Beyond backup and recovery – PoPI Act compliance requires understanding of how data is managed
The Protection of Personal Information (PoPI) Act, which came into force on 1 July this year, has compelled organisations to take a closer look at their data management in terms of how it is stored, what data is stored and for how long this data must be stored.
Essentially, this is the impact that the PoPI Act has had on businesses from an information management perspective. While local organisations have been aware of PoPI Act compliance requirements for a number of years, it has not really been a major talking point within organisations until now, purely because it has now become enforceable
The Act has also pushed organisations towards more effective data backup and recovery, with businesses putting controls in place to manage the content and time period for which they must or can keep their data.
In the past, organisations often deemed all their data to be important and would thus keep all this information indefinitely, but the Act stipulates that specific data must be kept for a defined period of time, specifically in terms of data that falls within the Personally Identifiable Information (PII) component of the Act.
More than backup and recovery
However, PoPI Act compliance extends beyond just data backup and recovery. Organisations need to conduct a business impact assessment to ensure that, in the event of data loss, they are able to restore the required data or face financial penalties and loss of reputation. . It would be fair to describe data backup and recovery as a company’s insurance policy on their data.
What the PII component of the PoPI Act has brought to light is that not only is it important to be aware of what data organisations are backing up, but that they also need to know what data they are creating, generating and protecting in their environment.

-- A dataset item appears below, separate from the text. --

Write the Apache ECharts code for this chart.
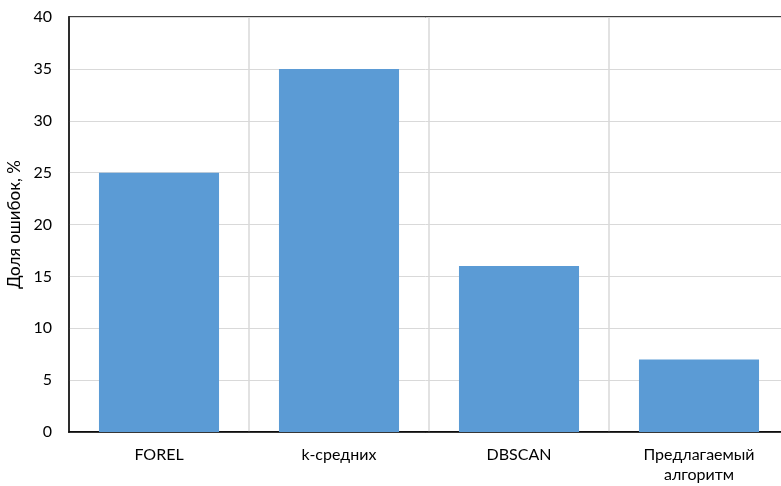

So from this perspective, it goes beyond backup and recovery, because we will eventually reach a point where companies will have to prove that they can report on sensitive data, as well as destroy this data in their various environments.
No evidence of compliance
Of course, a business can be negatively impacted if customer information is not properly protected during a backup. If the data is not protected and is destroyed, the company has no way of proving to a customer – in terms of the POPI Act – that their data has been appropriately disposed of. So, although the data isn’t there, there would be no evidence of its destruction and that would be a breach of the Act.
At the same time, it is quite a challenging task for any organisation to gain an effective understanding of their organisational data, or to report on what data is sensitive from a PoPI Act perspective. An organisation would either need to understand the nuts and bolts of every single IT application that generates data, or they would need a tool to scour their environment and do data discovery for PII.
Fortunately, tools are being released that give organisations the ability to discover data and draw up a dashboard to see where geographically their data is located if the organisation has geographic points. These tools can highlight any sensitive data or PII they find and inform the company what should be done with it.
PoPI Act compliance can be a very daunting task, but at least we have the advantage of learning lessons from other countries that have been through the process to comply with the requirements of the European Union’s General Data Protection Regulation (GDPR). Furthermore, a data management solution can significantly simplify the complexities that go hand-in-hand with the onerous exercise of compliance.